Pull each line holding "seaborn" out of the entries below.

(Code that draws figures)
━━━

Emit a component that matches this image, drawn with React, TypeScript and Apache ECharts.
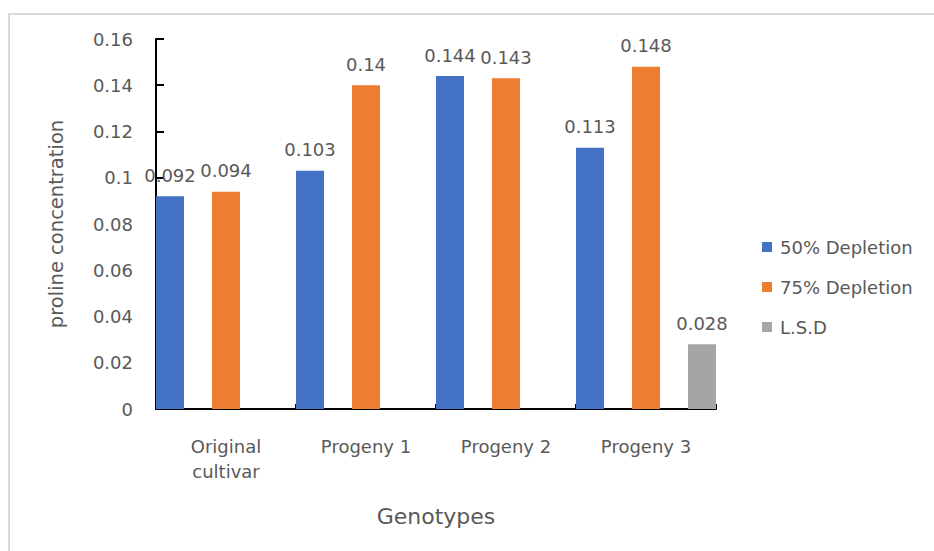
import React, { useEffect, useRef } from "react";
import * as echarts from "echarts";

const categories = ["Original\ncultivar", "Progeny 1", "Progeny 2", "Progeny 3"];
const depletion50 = [0.092, 0.103, 0.144, 0.113];
const depletion75 = [0.094, 0.14, 0.143, 0.148];
const lsd = [null, null, null, 0.028];
const seriesNames = ["50% Depletion", "75% Depletion", "L.S.D"];
const colors = ["#4472C4", "#ED7D31", "#A5A5A5"];

const FONT = "DejaVu Sans";
const TEXT = "#595959";

export default function App() {
  const ref = useRef<HTMLDivElement>(null);

  useEffect(() => {
    if (!ref.current) return;
    const chart = echarts.init(ref.current, undefined, { renderer: "svg" });

    const valueLabel = {
      show: true,
      position: "top" as const,
      distance: 12,
      color: TEXT,
      fontFamily: FONT,
      fontSize: 18,
    };

    const makeSeries = (name: string, data: (number | null)[], color: string) => ({
      name,
      type: "bar" as const,
      data,
      barGap: "100%",
      barCategoryGap: 0,
      itemStyle: { color },
      label: valueLabel,
    });

    chart.setOption({
      animation: false,
      backgroundColor: "#ffffff",
      textStyle: { fontFamily: FONT },
      grid: { left: 156, right: 218, top: 39, bottom: 142, containLabel: false },
      legend: {
        orient: "vertical",
        left: 757,
        top: 232,
        itemWidth: 10,
        itemHeight: 10,
        itemGap: 20,
        icon: "rect",
        data: seriesNames,
        textStyle: {
          color: TEXT,
          fontFamily: FONT,
          fontSize: 18,
          lineHeight: 20,
          padding: [0, 0, 0, 3],
        },
      },
      xAxis: {
        type: "category",
        data: categories,
        name: "Genotypes",
        nameLocation: "middle",
        nameGap: 96,
        nameTextStyle: { color: TEXT, fontFamily: FONT, fontSize: 22 },
        axisLine: { lineStyle: { color: "#000000", width: 2 } },
        axisTick: { show: true, inside: true, length: 5, alignWithLabel: false, lineStyle: { color: "#000000", width: 2 } },
        axisLabel: {
          color: TEXT,
          fontFamily: FONT,
          fontSize: 18,
          lineHeight: 25,
          margin: 25,
          interval: 0,
        },
      },
      yAxis: {
        type: "value",
        min: 0,
        max: 0.16,
        interval: 0.02,
        name: "proline concentration",
        nameLocation: "middle",
        nameGap: 90,
        nameRotate: 90,
        nameTextStyle: { color: TEXT, fontFamily: FONT, fontSize: 19.5 },
        axisLine: { show: true, lineStyle: { color: "#000000", width: 2 } },
        axisTick: { show: true, inside: true, length: 8, lineStyle: { color: "#000000", width: 2 } },
        splitLine: { show: false },
        axisLabel: {
          color: TEXT,
          fontFamily: FONT,
          fontSize: 18,
          margin: 23,
          formatter: (v: number) => String(+v.toFixed(2)),
        },
      },
      series: [
        makeSeries(seriesNames[0], depletion50, colors[0]),
        makeSeries(seriesNames[1], depletion75, colors[1]),
        makeSeries(seriesNames[2], lsd, colors[2]),
      ],
      graphic: [
        {
          type: "rect",
          shape: { x: 9, y: 14, width: 940, height: 560 },
          style: { fill: "none", stroke: "#d9d9d9", lineWidth: 2 },
          silent: true,
          z: -1,
        },
      ],
    });

    return () => chart.dispose();
  }, []);

  return (
    <div
      ref={ref}
      style={{ position: "fixed", left: 0, top: 0, width: 934, height: 551 }}
    />
  );
}
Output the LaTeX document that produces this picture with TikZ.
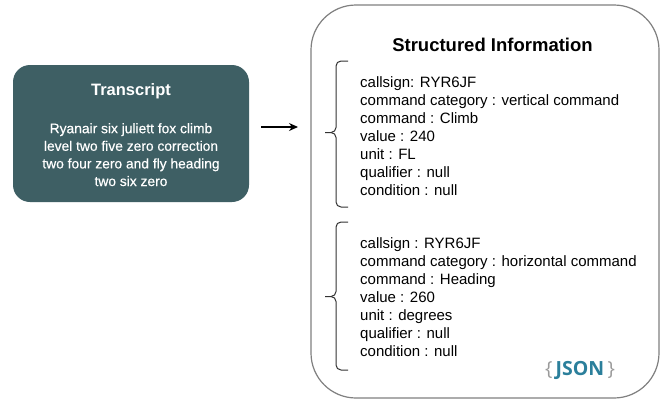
\documentclass[tikz,border=0pt]{standalone}
\usepackage{fontspec}
\setmainfont{Liberation Sans}
\newfontfamily\logofont{Open Sans}
\newfontfamily\trfont[FakeBold=0.4]{Liberation Sans}
\usetikzlibrary{arrows.meta}
\definecolor{trfill}{HTML}{3E5F64}
\definecolor{boxline}{HTML}{808080}
\definecolor{bracecol}{HTML}{333333}
\definecolor{jsonblue}{HTML}{2B7F9B}
\definecolor{jsongray}{HTML}{9A9A9A}
\begin{document}
\begin{tikzpicture}[x=1pt,y=-1pt,
  bodytext/.style={anchor=north west,inner sep=0pt,align=left,
    font=\fontsize{15}{18}\selectfont,text=black},
  bracepath/.style={draw=bracecol,line width=1pt},
]
\useasboundingbox (0,0) rectangle (667,405);
\fill[white] (0,0) rectangle (667,405);

% Transcript box
\node[fill=trfill,rounded corners=17pt,minimum width=236pt,minimum height=137pt,inner sep=0pt] (tr) at (131,133.5) {};
\node[anchor=base,inner sep=0pt,text=white,font=\fontsize{16.5}{20}\selectfont\bfseries] (trtitle) at (131,95.3) {Transcript};
\node[anchor=north,inner sep=0pt,align=center,text=white,font=\trfont\fontsize{13.8}{17.6}\selectfont] (trbody) at (131,123)
  {Ryanair six juliett fox climb\\level two five zero correction\\two four zero and fly heading\\two six zero};

% Structured information box
\node[draw=boxline,line width=1.2pt,rounded corners=45pt,minimum width=348pt,minimum height=393pt,inner sep=0pt] (si) at (485,201.5) {};
\node[anchor=base,inner sep=0pt,font=\fontsize{18.5}{22}\selectfont\bfseries] (sititle) at (492.5,51) {Structured Information};

% Arrow
\coordinate (a1) at (261,127);
\coordinate (a2) at (298,127);
\draw[line width=1.3pt,-{Stealth[length=9pt,width=8pt]}] (a1) -- (a2);

% Brace 1
\draw[bracepath] (348,61) -- (341,61) to[out=180,in=90] (336,66) -- (336,127.5)
  to[out=270,in=0] (331,132.5) -- (325,132.5);
\draw[bracepath] (331,132.5) to[out=0,in=90] (336,137.5) -- (336,202)
  to[out=270,in=180] (341,207) -- (348,207);

% Brace 2
\draw[bracepath] (348,222) -- (341,222) to[out=180,in=90] (336,227) -- (336,291.5)
  to[out=270,in=0] (331,296.5) -- (325,296.5);
\draw[bracepath] (331,296.5) to[out=0,in=90] (336,301.5) -- (336,365)
  to[out=270,in=180] (341,370) -- (348,370);

% Text blocks
\node[bodytext] (blk1) at (360,76) {callsign: RYR6JF\\command category : vertical command\\command : Climb\\value : 240\\unit : FL\\qualifier : null\\condition : null};
\node[bodytext] (blk2) at (360,237) {callsign : RYR6JF\\command category : horizontal command\\command : Heading\\value : 260\\unit : degrees\\qualifier : null\\condition : null};

% JSON logo
\node[anchor=base,inner sep=0pt,font=\logofont\fontsize{19.5}{22}\selectfont] (json) at (580,375.5)
  {\textcolor{jsongray}{\fontseries{l}\selectfont\{}\,\textcolor{jsonblue}{\bfseries JSON}\,\textcolor{jsongray}{\}}};
\end{tikzpicture}
\end{document}
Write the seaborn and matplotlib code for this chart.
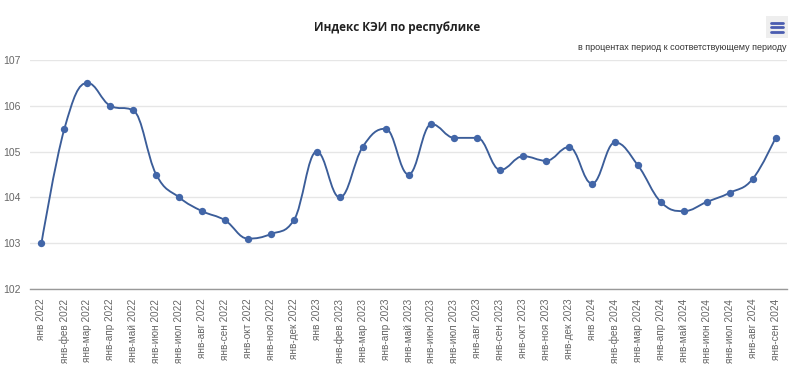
import numpy as np
import pandas as pd
import matplotlib
matplotlib.use("Agg")
import matplotlib.pyplot as plt
from matplotlib.path import Path
from matplotlib.patches import PathPatch, Rectangle
from matplotlib.lines import Line2D
import seaborn as sns

# data
months = ["янв", "янв-фев", "янв-мар", "янв-апр", "янв-май", "янв-июн",
          "янв-июл", "янв-авг", "янв-сен", "янв-окт", "янв-ноя", "янв-дек"]
labels = ([m + " 2022" for m in months] + [m + " 2023" for m in months]
          + [m + " 2024" for m in months[:9]])
values_2022 = [103.0, 105.5, 106.5, 106.0, 105.9, 104.5, 104.0, 103.7, 103.5, 103.1, 103.2, 103.5]
values_2023 = [105.0, 104.0, 105.1, 105.5, 104.5, 105.6, 105.3, 105.3, 104.6, 104.9, 104.8, 105.1]
values_2024 = [104.3, 105.2, 104.7, 103.9, 103.7, 103.9, 104.1, 104.4, 105.3]
values = values_2022 + values_2023 + values_2024

df = pd.DataFrame({"period": labels, "value": values})

sns.set_style("white")
plt.rcParams["font.family"] = ["Liberation Sans", "DejaVu Sans"]

fig = plt.figure(figsize=(8, 3.7), dpi=100)
ax = fig.add_axes([30 / 800, 81 / 370, 757 / 800, 229 / 370])

line_color = "#3b5d99"
dot_color = "#4266a8"


# highcharts-like spline path through the points
def spline_path(xs, ys, smoothing=1.5):
    n = len(xs)
    denom = smoothing + 1
    left = [None] * n
    right = [None] * n
    for i in range(n):
        x, y = xs[i], ys[i]
        if i == 0 or i == n - 1:
            left[i] = (x, y)
            right[i] = (x, y)
            continue
        lx, ly = xs[i - 1], ys[i - 1]
        nx, ny = xs[i + 1], ys[i + 1]
        lcx = (smoothing * x + lx) / denom
        lcy = (smoothing * y + ly) / denom
        rcx = (smoothing * x + nx) / denom
        rcy = (smoothing * y + ny) / denom
        corr = 0
        if rcx != lcx:
            corr = ((rcy - lcy) * (rcx - x)) / (rcx - lcx) + y - rcy
        lcy += corr
        rcy += corr
        if lcy > ly and lcy > y:
            lcy = max(ly, y)
            rcy = 2 * y - lcy
        elif lcy < ly and lcy < y:
            lcy = min(ly, y)
            rcy = 2 * y - lcy
        if rcy > ny and rcy > y:
            rcy = max(ny, y)
            lcy = 2 * y - rcy
        elif rcy < ny and rcy < y:
            rcy = min(ny, y)
            lcy = 2 * y - rcy
        left[i] = (lcx, lcy)
        right[i] = (rcx, rcy)
    verts = [(xs[0], ys[0])]
    codes = [Path.MOVETO]
    for i in range(1, n):
        verts += [right[i - 1], left[i], (xs[i], ys[i])]
        codes += [Path.CURVE4] * 3
    return Path(verts, codes)


xpos = np.arange(len(values))
ax.add_patch(PathPatch(spline_path(list(xpos), values), fill=False,
                       edgecolor=line_color, lw=1.35, zorder=2))
sns.scatterplot(data=df, x="period", y="value", ax=ax, color=dot_color,
                s=28, edgecolor=dot_color, linewidth=0, zorder=3)

ax.set_xlim(-0.5, len(values) - 0.5)
ax.set_ylim(102, 107)
ax.set_yticks([102, 103, 104, 105, 106, 107])
ax.yaxis.grid(True, color="#e6e6e6", lw=1)
ax.set_axisbelow(True)
for s in ["top", "right", "left"]:
    ax.spines[s].set_visible(False)
ax.spines["bottom"].set_color("#999999")
ax.spines["bottom"].set_linewidth(1)
ax.set_xlabel("")
ax.set_ylabel("")
ax.set_xticks(xpos)
ax.set_xticklabels(labels, rotation=90, fontsize=7.2, color="#666666")
ax.tick_params(axis="x", length=0, pad=7)
ax.tick_params(axis="y", length=0, pad=7, labelsize=7.5, labelcolor="#666666")

fig.text(397 / 800, 1 - 28 / 370, "Индекс КЭИ по республике", ha="center", va="center",
         fontsize=8.5, fontweight="bold", color="#222222", family=["Open Sans", "DejaVu Sans"])
fig.text(787 / 800, 1 - 47 / 370, "в процентах период к соответствующему периоду",
         ha="right", va="center", fontsize=6.5, color="#333333")

# menu icon
fig.add_artist(Rectangle((766 / 800, 1 - 38 / 370), 22 / 800, 22 / 370,
                         transform=fig.transFigure, facecolor="#eeeeee", edgecolor="none"))
for yy in [22.5, 27, 31.5]:
    fig.add_artist(Line2D([771 / 800, 783 / 800], [1 - yy / 370, 1 - yy / 370],
                          transform=fig.transFigure, color="#4a5cb0", lw=2))

fig.savefig("out.png", dpi=100, facecolor="white")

━━━

_RESPONSE FOR THIS EXERCISE:_
Write the seaborn and matplotlib code for this chart.
import seaborn as sns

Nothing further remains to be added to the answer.